** BEGIN DATASET RECORDS **
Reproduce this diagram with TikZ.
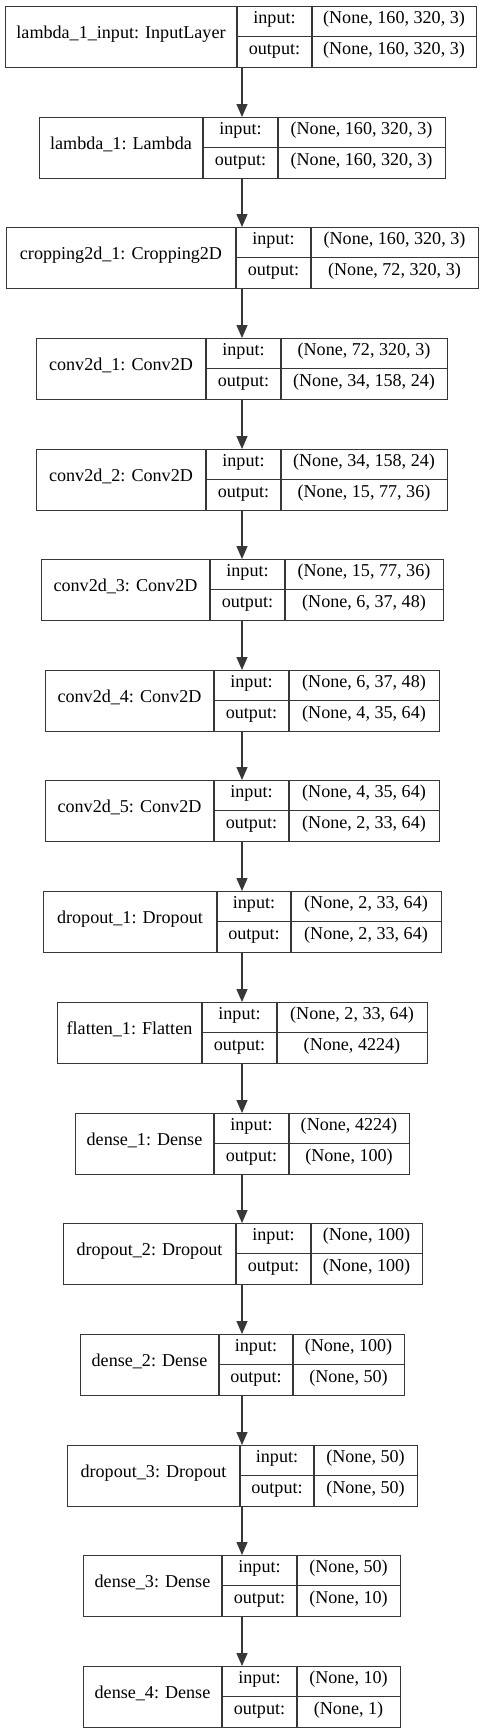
\documentclass[tikz,border=0pt]{standalone}
\usepackage{fontspec}
\setmainfont{Liberation Serif}
\usetikzlibrary{arrows.meta}
\definecolor{ink}{RGB}{55,55,55}
\tikzset{
  boxst/.style={draw=ink, line width=1.3pt, inner sep=0pt, anchor=north west},
  cellline/.style={draw=ink, line width=1.3pt},
  txt/.style={inner sep=0pt, text height=0.68em, text depth=0.2em, font=\fontsize{18.1pt}{21pt}\selectfont},
  arrowst/.style={draw=ink, line width=1.3pt, -{Triangle[length=13pt,width=11pt]}, shorten >=0pt}
}
% #1 name, #2 left, #3 divider1, #4 divider2, #5 right, #6 top, #7 label, #8 input shape, #9 output shape
\newcommand\layerbox[9]{%
  \node[boxst, minimum width={(#5-#2)*1pt}, minimum height=61pt] (#1) at (#2,#6) {};
  \draw[cellline] (#3,#6) -- (#3,#6+61);
  \draw[cellline] (#4,#6) -- (#4,#6+61);
  \draw[cellline] (#3,#6+30.5) -- (#5,#6+30.5);
  \node[txt] (#1-name) at ({(#2+#3)/2},{#6+30.5}) {#7};
  \node[txt] (#1-inl) at ({(#3+#4)/2},{#6+15.5}) {input:};
  \node[txt] (#1-outl) at ({(#3+#4)/2},{#6+46}) {output:};
  \node[txt] (#1-inv) at ({(#4+#5)/2},{#6+15.5}) {#8};
  \node[txt] (#1-outv) at ({(#4+#5)/2},{#6+46}) {#9};
}
\begin{document}
\begin{tikzpicture}[x=1pt,y=-1pt]
\useasboundingbox (0,0) rectangle (484,1733);
\coordinate (ax) at (242,0);
\layerbox{l1}{5}{237}{312}{476}{6}{lambda\_1\_input: InputLayer}{(None, 160, 320, 3)}{(None, 160, 320, 3)}
\layerbox{l2}{39}{203}{278}{445}{117}{lambda\_1: Lambda}{(None, 160, 320, 3)}{(None, 160, 320, 3)}
\layerbox{l3}{6}{236}{311}{478}{227}{cropping2d\_1: Cropping2D}{(None, 160, 320, 3)}{(None, 72, 320, 3)}
\layerbox{l4}{36}{206}{281}{447}{338}{conv2d\_1: Conv2D}{(None, 72, 320, 3)}{(None, 34, 158, 24)}
\layerbox{l5}{36}{206}{281}{447}{449}{conv2d\_2: Conv2D}{(None, 34, 158, 24)}{(None, 15, 77, 36)}
\layerbox{l6}{41}{210}{285}{443}{559}{conv2d\_3: Conv2D}{(None, 15, 77, 36)}{(None, 6, 37, 48)}
\layerbox{l7}{45}{214}{289}{439}{670}{conv2d\_4: Conv2D}{(None, 6, 37, 48)}{(None, 4, 35, 64)}
\layerbox{l8}{45}{214}{289}{439}{780}{conv2d\_5: Conv2D}{(None, 4, 35, 64)}{(None, 2, 33, 64)}
\layerbox{l9}{43}{217}{291}{441}{891}{dropout\_1: Dropout}{(None, 2, 33, 64)}{(None, 2, 33, 64)}
\layerbox{l10}{57}{202}{277}{427}{1002}{flatten\_1: Flatten}{(None, 2, 33, 64)}{(None, 4224)}
\layerbox{l11}{75}{214}{289}{409}{1113}{dense\_1: Dense}{(None, 4224)}{(None, 100)}
\layerbox{l12}{63}{236}{311}{422}{1223}{dropout\_2: Dropout}{(None, 100)}{(None, 100)}
\layerbox{l13}{80}{219}{293}{404}{1334}{dense\_2: Dense}{(None, 100)}{(None, 50)}
\layerbox{l14}{67}{240}{314}{417}{1445}{dropout\_3: Dropout}{(None, 50)}{(None, 50)}
\layerbox{l15}{83}{222}{297}{400}{1555}{dense\_3: Dense}{(None, 50)}{(None, 10)}
\layerbox{l16}{83}{222}{297}{400}{1666}{dense\_4: Dense}{(None, 10)}{(None, 1)}
\foreach \a/\b in {l1/l2,l2/l3,l3/l4,l4/l5,l5/l6,l6/l7,l7/l8,l8/l9,l9/l10,l10/l11,l11/l12,l12/l13,l13/l14,l14/l15,l15/l16}
  \draw[arrowst] (\a.south -| ax) -- (\b.north -| ax);
\end{tikzpicture}
\end{document}
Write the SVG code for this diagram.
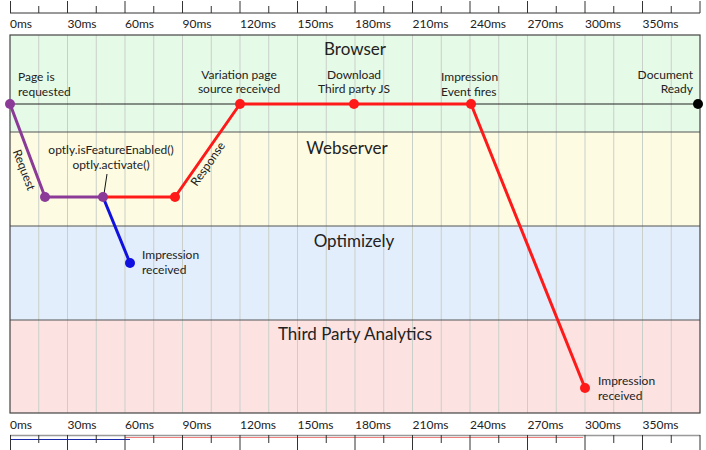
<svg xmlns="http://www.w3.org/2000/svg" width="706" height="450" viewBox="0 0 706 450">
<style>
text{font-family:Lato,"Open Sans","Liberation Sans",sans-serif;fill:#222}
.t{font-size:12px}
.h{font-size:17px;text-anchor:middle}
.ax{font-size:12px}
.grid{stroke:#c9cfc9;stroke-width:1}
.tick{stroke:#333;stroke-width:1}
.div{stroke:#555;stroke-width:1.2}
.pl{fill:none;stroke:#8b3a98;stroke-width:3;stroke-linejoin:round}
.rl{fill:none;stroke:#ff1a1a;stroke-width:3;stroke-linejoin:round}
.bl{fill:none;stroke:#1010e0;stroke-width:3}
.pd{fill:#8b3a98}.rd{fill:#ff1a1a}.bd{fill:#1010e0}
</style>
<rect width="706" height="450" fill="#fff"/>
<g id="top-axis">
<line x1="10" y1="13" x2="700" y2="13" class="tick"/>
<path class="tick" d="M10.5 1V13M67.5 1V13M125 1V13M182.5 1V13M240 1V13M297.5 1V13M355 1V13M412.5 1V13M470 1V13M527.5 1V13M585 1V13M642.5 1V13M700 1V13"/>
<path class="tick" stroke="#777" d="M38.75 6V13M96.25 6V13M153.75 6V13M211.25 6V13M268.75 6V13M326.25 6V13M383.75 6V13M441.25 6V13M498.75 6V13M556.25 6V13M613.75 6V13M671.25 6V13"/>
<g class="ax">
<text x="10" y="28">0ms</text><text x="67.5" y="28">30ms</text><text x="125" y="28">60ms</text><text x="182.5" y="28">90ms</text><text x="240" y="28">120ms</text><text x="297.5" y="28">150ms</text><text x="355" y="28">180ms</text><text x="412.5" y="28">210ms</text><text x="470" y="28">240ms</text><text x="527.5" y="28">270ms</text><text x="585" y="28">300ms</text><text x="642.5" y="28">350ms</text>
</g>
</g>
<g id="lanes">
<rect x="10" y="35" width="690" height="97" fill="#e6fae8"/>
<rect x="10" y="132" width="690" height="94" fill="#fdfbe2"/>
<rect x="10" y="226" width="690" height="94" fill="#e3eefc"/>
<rect x="10" y="320" width="690" height="93" fill="#fde2e2"/>
<path class="grid" d="M38.75 35V413M67.5 35V413M96.25 35V413M125 35V413M153.75 35V413M182.5 35V413M211.25 35V413M240 35V413M268.75 35V413M297.5 35V413M326.25 35V413M355 35V413M383.75 35V413M412.5 35V413M441.25 35V413M470 35V413M498.75 35V413M527.5 35V413M556.25 35V413M585 35V413M613.75 35V413M642.5 35V413M671.25 35V413"/>
<path class="div" d="M10 132H700M10 226H700M10 320H700"/>
<rect x="10" y="35" width="690" height="378" fill="none" stroke="#444" stroke-width="1.2"/>
<text class="h" x="355" y="55">Browser</text>
<text class="h" x="347" y="154">Webserver</text>
<text class="h" x="354" y="247">Optimizely</text>
<text class="h" x="355" y="340">Third Party Analytics</text>
</g>
<g id="bottom-axis">
<g class="ax">
<text x="10" y="429">0ms</text><text x="67.5" y="429">30ms</text><text x="125" y="429">60ms</text><text x="182.5" y="429">90ms</text><text x="240" y="429">120ms</text><text x="297.5" y="429">150ms</text><text x="355" y="429">180ms</text><text x="412.5" y="429">210ms</text><text x="470" y="429">240ms</text><text x="527.5" y="429">270ms</text><text x="585" y="429">300ms</text><text x="642.5" y="429">350ms</text>
</g>
<line x1="10" y1="435.5" x2="700" y2="435.5" stroke="#999" stroke-width="1.5"/>
<line x1="125" y1="437.5" x2="583" y2="437.5" stroke="#f08080" stroke-width="1"/>
<line x1="10" y1="439.5" x2="130" y2="439.5" stroke="#1a2aa8" stroke-width="1.2"/>
<path class="tick" d="M10.5 435V450M67.5 435V450M125 435V450M182.5 435V450M240 435V450M297.5 435V450M355 435V450M412.5 435V450M470 435V450M527.5 435V450M585 435V450M642.5 435V450M700 435V450"/>
<path class="tick" stroke="#777" d="M38.75 435V443M96.25 435V443M153.75 435V443M211.25 435V443M268.75 435V443M326.25 435V443M383.75 435V443M441.25 435V443M498.75 435V443M556.25 435V443M613.75 435V443M671.25 435V443"/>
</g>
<g id="connectors">
<line x1="10" y1="104" x2="698" y2="104" stroke="#222" stroke-width="1.2"/>
<line x1="107" y1="174" x2="104" y2="194" stroke="#111" stroke-width="1"/>
<path class="bl" d="M103 197L130 263"/>
<path class="rl" d="M103 197H175L240 104H471L585 388"/>
<path class="pl" d="M10 104L45 197H103"/>
</g>
<g id="node-page-requested"><circle cx="10" cy="104" r="5" class="pd"/><text class="t" x="18" y="81">Page is</text><text class="t" x="18" y="96">requested</text></g>
<g id="node-request-arrive"><circle cx="45" cy="197" r="5" class="pd"/><text class="t" transform="translate(24 170) rotate(69)" text-anchor="middle" dy="4">Request</text></g>
<g id="node-optly"><circle cx="103" cy="197" r="5" class="pd"/><text class="t" x="111" y="154" text-anchor="middle">optly.isFeatureEnabled()</text><text class="t" x="111" y="169" text-anchor="middle">optly.activate()</text></g>
<g id="node-response"><circle cx="175" cy="197" r="5" class="rd"/><text class="t" transform="translate(208 164) rotate(-55)" text-anchor="middle" dy="4">Response</text></g>
<g id="node-variation"><circle cx="240" cy="104" r="5" class="rd"/><text class="t" x="239" y="79" text-anchor="middle">Variation page</text><text class="t" x="239" y="93" text-anchor="middle">source received</text></g>
<g id="node-download"><circle cx="354" cy="104" r="5" class="rd"/><text class="t" x="354" y="79" text-anchor="middle">Download</text><text class="t" x="354" y="93" text-anchor="middle">Third party JS</text></g>
<g id="node-impression-fires"><circle cx="471" cy="104" r="5" class="rd"/><text class="t" x="441" y="81">Impression</text><text class="t" x="441" y="96">Event fires</text></g>
<g id="node-document-ready"><circle cx="698" cy="104" r="5" fill="#000"/><text class="t" x="693" y="79" text-anchor="end">Document</text><text class="t" x="693" y="93" text-anchor="end">Ready</text></g>
<g id="node-opt-impression"><circle cx="130" cy="263" r="5" class="bd"/><text class="t" x="142" y="259">Impression</text><text class="t" x="142" y="274">received</text></g>
<g id="node-tpa-impression"><circle cx="585" cy="388" r="5" class="rd"/><text class="t" x="598" y="385">Impression</text><text class="t" x="598" y="400">received</text></g>
</svg>
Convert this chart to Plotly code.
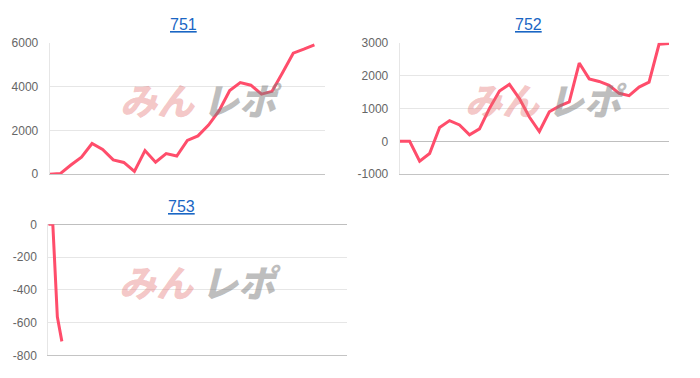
** END DATASET RECORDS **
*BRIEF:* Across the material above, count every line holding "code" and write down only the number.

*THE SOLUTION:* 2